Nov 30, 2022 - News

Colorado Democrats are flush with power but face a fiscal cliff

Illustration of a hundred dollar bill with a donkey as the face.

Illustration: Aïda Amer/Axios

As Democrats celebrated historic victories on election night, Scott Wasserman stood among the revelers at the party with a dour look.

  • "A blue state needs money to pay for blue things," the president of the Bell Policy Center, a progressive advocacy organization, told us.

What's happening: In the midterm election, Colorado voters agreed to an income tax cut that will reduce state revenue by $1 billion in the first two years and roughly $413 million in subsequent years.

  • In addition, successful ballot measures pushed by special interests will siphon off as much as $300 million a year for affordable housing and about $100 million annually for school meals.

Why it matters: The tax cut — the second in as many years — and dedicated earmarks mean less money is available for other Democratic priorities, including education, fiscal reserves, public assistance programs and health care.

  • The ballot measures only "accelerated our path to a fiscal cliff," Wasserman warned.
  • "This makes anything this blue state wants incredibly hard to fund," he added.

Context: How much Colorado can spend each year in the state budget is limited by the Taxpayer's Bill of Rights and any excess revenue must go to taxpayers in the form of refunds or programs as outlined in law.

  • Democrats — and the Bell Policy Center — consider it a fiscal knot that limits their ability to spend money to pay for their new programs, such as expanded preschool or kindergarten.
  • Gov.
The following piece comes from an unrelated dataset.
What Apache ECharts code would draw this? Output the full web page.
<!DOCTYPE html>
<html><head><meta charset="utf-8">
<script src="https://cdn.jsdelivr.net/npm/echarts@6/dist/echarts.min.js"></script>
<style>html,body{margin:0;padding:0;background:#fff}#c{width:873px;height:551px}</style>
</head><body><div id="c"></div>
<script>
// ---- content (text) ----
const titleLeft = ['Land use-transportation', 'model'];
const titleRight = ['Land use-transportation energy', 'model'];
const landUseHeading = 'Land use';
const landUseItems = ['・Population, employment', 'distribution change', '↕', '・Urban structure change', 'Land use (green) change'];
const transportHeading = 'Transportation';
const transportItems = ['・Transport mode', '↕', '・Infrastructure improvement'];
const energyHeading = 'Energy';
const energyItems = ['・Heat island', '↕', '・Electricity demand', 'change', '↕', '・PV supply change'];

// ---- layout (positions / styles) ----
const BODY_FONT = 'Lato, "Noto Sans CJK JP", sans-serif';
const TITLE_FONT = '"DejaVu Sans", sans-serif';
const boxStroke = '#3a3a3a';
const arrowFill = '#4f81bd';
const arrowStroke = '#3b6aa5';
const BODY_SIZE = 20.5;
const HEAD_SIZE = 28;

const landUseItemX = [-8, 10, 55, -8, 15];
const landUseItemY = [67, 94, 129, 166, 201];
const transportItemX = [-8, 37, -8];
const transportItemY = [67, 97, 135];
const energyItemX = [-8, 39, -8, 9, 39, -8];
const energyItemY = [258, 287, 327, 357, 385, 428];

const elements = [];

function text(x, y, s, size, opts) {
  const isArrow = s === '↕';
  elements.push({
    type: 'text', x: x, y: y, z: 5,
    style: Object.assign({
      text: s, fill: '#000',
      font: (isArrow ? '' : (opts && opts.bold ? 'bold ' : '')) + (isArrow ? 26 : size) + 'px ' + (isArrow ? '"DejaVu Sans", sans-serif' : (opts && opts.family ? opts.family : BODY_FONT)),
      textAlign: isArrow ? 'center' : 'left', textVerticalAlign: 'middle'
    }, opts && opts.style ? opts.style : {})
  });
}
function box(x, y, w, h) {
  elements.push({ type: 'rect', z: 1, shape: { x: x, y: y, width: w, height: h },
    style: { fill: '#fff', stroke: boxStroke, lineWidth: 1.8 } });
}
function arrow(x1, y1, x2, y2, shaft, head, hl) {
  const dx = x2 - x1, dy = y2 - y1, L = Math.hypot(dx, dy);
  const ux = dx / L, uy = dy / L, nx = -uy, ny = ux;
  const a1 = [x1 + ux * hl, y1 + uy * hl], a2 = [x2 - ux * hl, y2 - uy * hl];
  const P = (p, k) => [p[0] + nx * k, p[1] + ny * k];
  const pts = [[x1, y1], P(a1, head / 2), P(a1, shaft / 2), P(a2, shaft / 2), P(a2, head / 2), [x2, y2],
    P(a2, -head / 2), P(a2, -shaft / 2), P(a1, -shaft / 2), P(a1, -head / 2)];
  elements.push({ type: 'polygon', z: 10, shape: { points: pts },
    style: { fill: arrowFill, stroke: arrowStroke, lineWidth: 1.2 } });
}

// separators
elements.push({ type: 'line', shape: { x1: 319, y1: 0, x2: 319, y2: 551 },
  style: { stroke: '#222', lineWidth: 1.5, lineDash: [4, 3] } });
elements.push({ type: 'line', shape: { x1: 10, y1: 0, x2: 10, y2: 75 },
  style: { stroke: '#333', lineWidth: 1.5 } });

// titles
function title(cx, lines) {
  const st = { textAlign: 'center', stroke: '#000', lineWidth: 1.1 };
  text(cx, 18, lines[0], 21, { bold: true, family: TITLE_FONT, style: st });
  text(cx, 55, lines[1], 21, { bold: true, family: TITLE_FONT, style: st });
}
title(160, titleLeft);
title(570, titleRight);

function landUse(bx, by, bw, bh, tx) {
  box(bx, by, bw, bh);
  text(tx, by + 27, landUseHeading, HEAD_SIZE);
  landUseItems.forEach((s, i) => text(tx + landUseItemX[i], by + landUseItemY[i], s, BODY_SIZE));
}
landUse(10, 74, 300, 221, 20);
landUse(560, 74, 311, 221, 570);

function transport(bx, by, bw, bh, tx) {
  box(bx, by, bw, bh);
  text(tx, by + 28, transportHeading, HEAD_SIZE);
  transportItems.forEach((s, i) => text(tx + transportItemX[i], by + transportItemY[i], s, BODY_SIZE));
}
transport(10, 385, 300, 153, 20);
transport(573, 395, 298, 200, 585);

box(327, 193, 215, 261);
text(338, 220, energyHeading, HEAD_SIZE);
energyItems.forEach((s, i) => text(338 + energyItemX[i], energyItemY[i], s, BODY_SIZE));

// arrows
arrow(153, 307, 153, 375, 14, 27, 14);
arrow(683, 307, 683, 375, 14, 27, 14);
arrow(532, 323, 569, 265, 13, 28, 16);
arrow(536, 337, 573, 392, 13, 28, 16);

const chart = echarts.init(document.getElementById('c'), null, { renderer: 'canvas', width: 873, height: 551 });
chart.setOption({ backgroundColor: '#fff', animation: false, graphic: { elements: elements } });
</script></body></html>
Jared Polis proposed a $40.6 billion spending plan for the 2022-23 fiscal year that starts July 1, but it sets aside more money than anticipated for taxpayer refunds.

Reality check: Right now, the state is flush with cash and receiving a huge infusion of federal dollars for pandemic relief and infrastructure projects.

  • The cliff would arrive down the road, possibly in the 2025-26 fiscal year when the federal money expires and economists expect the state's growth to plateau.
  • Wasserman says his organization will embark on a campaign to educate elected officials and voters about the "tough choices" ahead and create a more sustainable fiscal system.

The other side: Polis is one target for those messages, but he supported the income tax cut and told Axios Denver in a recent interview that he'd like to see more cuts, echoing conservatives.

  • "We want to look at the economy and see where we are at … but obviously one of the things that Colorado can do to attract businesses and secure our further economic growth is to further reduce the state income tax," he said in an interview.